▶ **YOUR TASK**
Everything from the first line of the data below through the line that contains "const yTicks = [32, 33, 34, 35, 36];" should be written out exactly, please, and nothing more; the pictures stay out.
##### GIVEN DATA #####
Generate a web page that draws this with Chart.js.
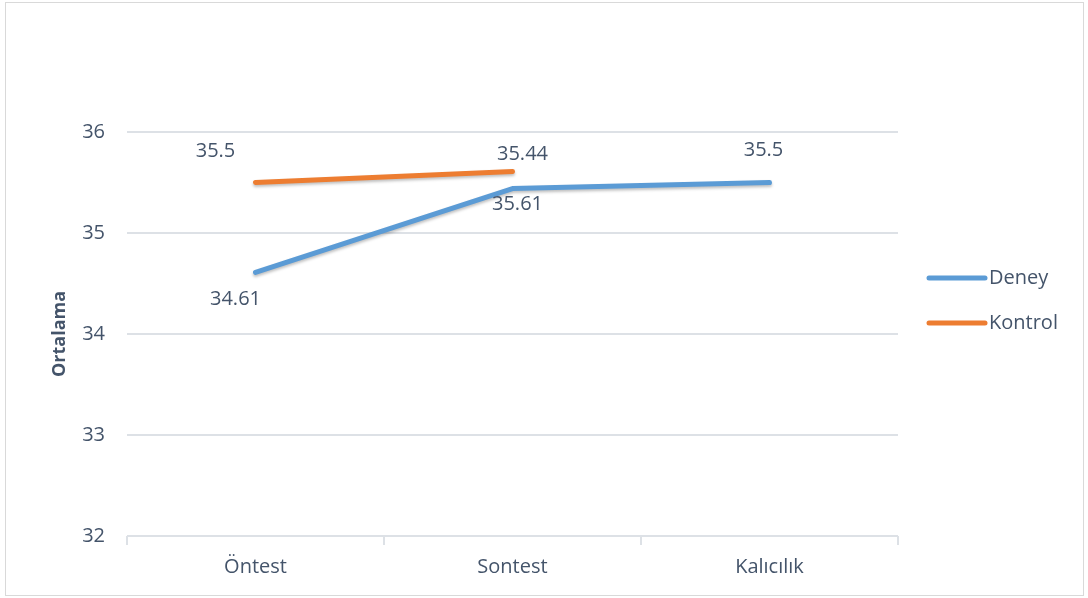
<!DOCTYPE html>
<html>
<head>
<meta charset="utf-8">
<script src="https://cdn.jsdelivr.net/npm/chart.js@4/dist/chart.umd.min.js"></script>
<style>
    html, body { margin: 0; padding: 0; background: #ffffff; }
    #wrap { position: relative; width: 1088px; height: 598px; }
</style>
</head>
<body>
<div id="wrap"><canvas id="chart" width="1088" height="598"></canvas></div>
<script>
const categories = ["Öntest", "Sontest", "Kalıcılık"];
const deneyValues = [34.61, 35.44, 35.5];
const kontrolValues = [35.5, 35.61];
// value labels as printed on the original chart
const deneyLabels = ["34.61", "35.61", "35.5"];
const kontrolLabels = ["35.5", "35.44"];
const yTicks = [32, 33, 34, 35, 36];

const textColor = "#44546a";
const gridColor = "#dde1e6";
const font = "'Open Sans', sans-serif";

// label offsets from the point (px)
const labelOffsets = [
    [[-20, 27], [5, 16], [-6, -32]],
    [[-40, -31], [10, -17]],
];

// soft shadow under the lines only
const lineShadow = {
    id: "lineShadow",
    beforeDatasetsDraw(chart) {
        const ctx = chart.ctx;
        ctx.save();
        ctx.shadowColor = "rgba(0,0,0,0.25)";
        ctx.shadowBlur = 3;
        ctx.shadowOffsetY = 2;
    },
    afterDatasetsDraw(chart) {
        chart.ctx.restore();
    },
};

const valueLabels = {
    id: "valueLabels",
    afterDatasetsDraw(chart) {
        const ctx = chart.ctx;
        const texts = [deneyLabels, kontrolLabels];
        ctx.save();
        ctx.font = "20px " + font;
        ctx.fillStyle = textColor;
        ctx.textAlign = "center";
        ctx.textBaseline = "middle";
        chart.data.datasets.forEach((ds, di) => {
            const meta = chart.getDatasetMeta(di);
            meta.data.forEach((pt, i) => {
                const off = labelOffsets[di][i];
                ctx.fillText(texts[di][i], pt.x + off[0], pt.y + off[1]);
            });
        });
        ctx.restore();
    },
};

const legendAndFrame = {
    id: "legendAndFrame",
    afterDraw(chart) {
        const ctx = chart.ctx;
        ctx.save();
        // frame
        ctx.strokeStyle = "#d9d9d9";
        ctx.lineWidth = 1;
        ctx.strokeRect(5.5, 2.5, 1078, 593);
        // legend
        const x0 = 929, x1 = 985;
        const ys = [278, 323];
        chart.data.datasets.forEach((ds, i) => {
            ctx.strokeStyle = ds.borderColor;
            ctx.lineWidth = 5;
            ctx.lineCap = "round";
            ctx.beginPath();
            ctx.moveTo(x0, ys[i]);
            ctx.lineTo(x1, ys[i]);
            ctx.stroke();
            ctx.fillStyle = textColor;
            ctx.font = "20px " + font;
            ctx.textAlign = "left";
            ctx.textBaseline = "middle";
            ctx.fillText(ds.label, x1 + 4, ys[i]);
        });
        ctx.restore();
    },
};

new Chart(document.getElementById("chart").getContext("2d"), {
    type: "line",
    data: {
        labels: categories,
        datasets: [
            {
                label: "Deney",
                data: deneyValues,
                borderColor: "#5b9bd5",
                borderWidth: 5,
                borderCapStyle: "round",
                borderJoinStyle: "round",
                pointRadius: 0,
                tension: 0,
                fill: false,
            },
            {
                label: "Kontrol",
                data: kontrolValues,
                borderColor: "#ed7d31",
                borderWidth: 5,
                borderCapStyle: "round",
                borderJoinStyle: "round",
                pointRadius: 0,
                tension: 0,
                fill: false,
            },
        ],
    },
    options: {
        responsive: false,
        animation: false,
        devicePixelRatio: 1,
        layout: { padding: { top: 132, right: 190, bottom: 12, left: 45 } },
        plugins: {
            legend: { display: false },
            tooltip: { enabled: false },
        },
        scales: {
            x: {
                offset: true,
                grid: {
                    offset: true,
                    drawOnChartArea: false,
                    drawTicks: true,
                    tickLength: 9,
                    color: gridColor,
                    lineWidth: 2,
                },
                border: { display: false },
                ticks: {
                    color: textColor,
                    font: { family: font, size: 20 },
                    padding: 10,
                },
                afterFit: (s) => { s.height = 50; },
            },
            y: {
                min: 32,
                max: 36,
                afterBuildTicks: (s) => { s.ticks = yTicks.map((v) => ({ value: v })); },
                grid: { color: gridColor, lineWidth: 2, drawTicks: false },
                border: { display: false },
                ticks: {
                    color: textColor,
                    font: { family: font, size: 20 },
                    padding: 22,
                },
                title: {
                    display: true,
                    text: "Ortalama",
                    color: textColor,
                    font: { family: font, size: 18, weight: "bold" },
                    padding: 4,
                },
                afterFit: (s) => { s.width = 82; },
            },
        },
    },
    plugins: [lineShadow, valueLabels, legendAndFrame],
});
</script>
</body>
</html>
#####
▶ **RESULT OF THE EXERCISE**
Generate a web page that draws this with Chart.js.
<!DOCTYPE html>
<html>
<head>
<meta charset="utf-8">
<script src="https://cdn.jsdelivr.net/npm/chart.js@4/dist/chart.umd.min.js"></script>
<style>
    html, body { margin: 0; padding: 0; background: #ffffff; }
    #wrap { position: relative; width: 1088px; height: 598px; }
</style>
</head>
<body>
<div id="wrap"><canvas id="chart" width="1088" height="598"></canvas></div>
<script>
const categories = ["Öntest", "Sontest", "Kalıcılık"];
const deneyValues = [34.61, 35.44, 35.5];
const kontrolValues = [35.5, 35.61];
// value labels as printed on the original chart
const deneyLabels = ["34.61", "35.61", "35.5"];
const kontrolLabels = ["35.5", "35.44"];
const yTicks = [32, 33, 34, 35, 36];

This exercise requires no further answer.